Student members of IMS are invited to submit solutions to bulletin@imstat.org (with subject “Student Puzzle Corner”). Deadline: January 25, 2023. The names of student members who submit correct solutions to either or both of these puzzles, and the answer, will be published in the issue following the deadline. The Puzzle Editor is Anirban DasGupta. His decision is final.


Student Puzzle Editor Anirban DasGupta says, “Again, we pose two problems, one in statistics and one in (quite basic) probability. Send your answer to one or both.”

Puzzle 42.1:

You have all seen a standard normal CDF table in a text. Typically, the table gives approximate CDF values from 0 to 5 at increments of 0.01 in the argument x.

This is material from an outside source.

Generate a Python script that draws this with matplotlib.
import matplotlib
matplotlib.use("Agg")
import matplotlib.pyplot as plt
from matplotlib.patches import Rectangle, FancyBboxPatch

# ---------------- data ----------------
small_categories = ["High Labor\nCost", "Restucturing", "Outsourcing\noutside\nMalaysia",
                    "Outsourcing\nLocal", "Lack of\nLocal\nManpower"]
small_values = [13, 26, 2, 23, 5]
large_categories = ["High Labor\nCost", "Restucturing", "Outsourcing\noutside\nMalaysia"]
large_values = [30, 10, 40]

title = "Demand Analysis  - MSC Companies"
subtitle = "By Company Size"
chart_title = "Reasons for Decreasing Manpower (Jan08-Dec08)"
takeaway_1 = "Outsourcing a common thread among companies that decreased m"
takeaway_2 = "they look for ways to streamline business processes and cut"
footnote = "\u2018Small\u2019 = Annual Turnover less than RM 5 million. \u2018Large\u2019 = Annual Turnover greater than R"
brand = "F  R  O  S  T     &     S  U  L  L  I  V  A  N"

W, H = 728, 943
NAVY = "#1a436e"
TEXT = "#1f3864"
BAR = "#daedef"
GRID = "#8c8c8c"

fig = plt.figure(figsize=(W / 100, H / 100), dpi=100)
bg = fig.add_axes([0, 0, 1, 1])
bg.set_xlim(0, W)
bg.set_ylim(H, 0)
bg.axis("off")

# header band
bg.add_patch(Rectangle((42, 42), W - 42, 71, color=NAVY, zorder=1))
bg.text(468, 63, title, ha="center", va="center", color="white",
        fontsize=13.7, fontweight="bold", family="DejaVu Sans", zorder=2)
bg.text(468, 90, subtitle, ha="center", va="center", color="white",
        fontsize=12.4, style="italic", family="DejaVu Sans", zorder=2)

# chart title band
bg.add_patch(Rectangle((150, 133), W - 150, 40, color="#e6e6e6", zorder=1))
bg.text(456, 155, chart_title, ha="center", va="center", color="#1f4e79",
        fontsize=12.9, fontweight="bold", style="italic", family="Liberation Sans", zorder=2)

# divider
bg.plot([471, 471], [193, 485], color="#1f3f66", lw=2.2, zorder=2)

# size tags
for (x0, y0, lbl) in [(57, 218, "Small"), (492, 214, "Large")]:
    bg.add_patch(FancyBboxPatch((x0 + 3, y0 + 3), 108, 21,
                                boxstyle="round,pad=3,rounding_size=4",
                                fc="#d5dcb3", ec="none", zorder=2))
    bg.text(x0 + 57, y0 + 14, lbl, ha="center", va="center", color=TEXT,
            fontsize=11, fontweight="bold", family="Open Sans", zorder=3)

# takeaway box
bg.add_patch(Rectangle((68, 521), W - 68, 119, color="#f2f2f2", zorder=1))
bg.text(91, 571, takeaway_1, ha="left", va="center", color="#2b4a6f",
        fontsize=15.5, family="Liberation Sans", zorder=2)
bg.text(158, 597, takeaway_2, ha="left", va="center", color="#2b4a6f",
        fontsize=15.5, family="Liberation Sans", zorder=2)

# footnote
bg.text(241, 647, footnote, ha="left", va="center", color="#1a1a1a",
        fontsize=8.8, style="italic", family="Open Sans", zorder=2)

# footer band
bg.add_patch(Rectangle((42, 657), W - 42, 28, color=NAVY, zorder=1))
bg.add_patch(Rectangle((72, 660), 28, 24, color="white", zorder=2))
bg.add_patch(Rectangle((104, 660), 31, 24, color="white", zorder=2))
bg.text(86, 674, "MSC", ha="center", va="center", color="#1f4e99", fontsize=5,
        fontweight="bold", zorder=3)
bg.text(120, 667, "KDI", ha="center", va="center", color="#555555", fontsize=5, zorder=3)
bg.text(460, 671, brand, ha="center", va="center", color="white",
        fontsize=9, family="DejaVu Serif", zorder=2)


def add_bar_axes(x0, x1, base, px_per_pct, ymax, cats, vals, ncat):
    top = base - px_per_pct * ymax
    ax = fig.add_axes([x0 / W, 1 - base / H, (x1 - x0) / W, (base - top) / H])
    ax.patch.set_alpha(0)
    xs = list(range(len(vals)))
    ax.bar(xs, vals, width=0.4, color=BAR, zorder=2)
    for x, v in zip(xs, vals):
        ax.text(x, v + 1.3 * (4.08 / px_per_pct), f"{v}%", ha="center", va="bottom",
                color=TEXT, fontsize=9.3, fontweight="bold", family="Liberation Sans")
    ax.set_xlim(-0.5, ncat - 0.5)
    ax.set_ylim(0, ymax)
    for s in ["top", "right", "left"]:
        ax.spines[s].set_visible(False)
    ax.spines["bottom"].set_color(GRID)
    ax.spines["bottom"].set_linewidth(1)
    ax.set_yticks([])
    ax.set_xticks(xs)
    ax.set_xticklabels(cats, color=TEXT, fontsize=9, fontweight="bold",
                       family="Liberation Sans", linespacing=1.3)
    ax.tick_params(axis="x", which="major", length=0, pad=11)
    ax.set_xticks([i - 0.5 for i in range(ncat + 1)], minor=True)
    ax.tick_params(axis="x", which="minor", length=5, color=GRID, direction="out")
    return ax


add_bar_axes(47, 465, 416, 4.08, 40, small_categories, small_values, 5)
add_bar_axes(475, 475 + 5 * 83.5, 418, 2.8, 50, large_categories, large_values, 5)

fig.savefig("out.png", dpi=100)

Suppose now you want the grid to be finer, with an increment of some suitable ϵ. You want to choose ϵ in a way that the largest jump in the CDF value between two successive values of x is at most 0.001. One page using standard font in a text can give 400 CDF values. How many pages will your standard normal table take? Remember, you want to cover x in the interval 0 to 5.

Puzzle 42.2:

Suppose S is a Wishart distributed p × p matrix with k degrees of freedom and parameter matrix ∑, assumed to be positive definite. Find in closed form the UMVUE of the determinant of ∑ for general p, and the variance of the UMVUE for p = 2.


Solution to Puzzle 41

A reminder of the two puzzles is here.

Particular congratulations to Seunghyun Lee (Columbia) and Abhinandan Dalal (Wharton), whose answers to both puzzles were completely correct and succinct. Thanks, too, to the following students, whose solutions to one or both were at or near the mark: Wribhu Banik (Columbia), Christina Chen (Penn), Wei Fan (Wharton), Junu Lee (Wharton), Zifu Wei (Purdue), and Qishuo Yin (Penn).

Puzzle 41.1:

At first sight, it seems perplexing that the posterior mean of a parameter can be identically equal to a constant, say zero, independent of the observed data value. What it means is that the data carries no information about $\theta $, although it carries information about some other functions of $\theta $. Indeed, if $X \sim \mbox{Unif}(0, |\theta |)$ and $\theta $ has a standard normal prior, then $\int_{\mathcal{R}}\, \theta e^{-\theta ^2/2}\, I_{|\theta | \geq x}\,d\theta = 0 \forall x$, and this results in $E(\theta \,|X = x) = 0 \, \forall x$.
From the frequentist point of view, the offender is the lack of identifiability of the family when parametrized by $\theta $. The function $f(\theta )$ and the prior can be generalized in an obvious way to even functions, subject to all the integrals making sense.

Puzzle 41.2:

Consider a multinomial experiment with $m$ cells and cell probabilities $p_1, \cdots , p_m$. If we randomize the number of balls $N$ to be dropped and give it a Poisson distribution with mean $\lambda $, then (marginally) the cell counts, $f_1, \cdots , f_m$ are independent Poissons, and the mean of $f_i$ is $\lambda\, p_i$. In our problem, $m = 300, \lambda = 1000$, and each $p_i = \frac{1}{300}$. Thus, the number of cells that remain empty is a Binomial random variable with parameters $300$ and $Exp[-1000/300]$. It is well known (e.g., Feller, Volume 1), that the most likely value in a Binomial distribution is the integer part of $(m+1)\,\times p$, which is the integer part of $301\,\times Exp[-1000/300] = 10$.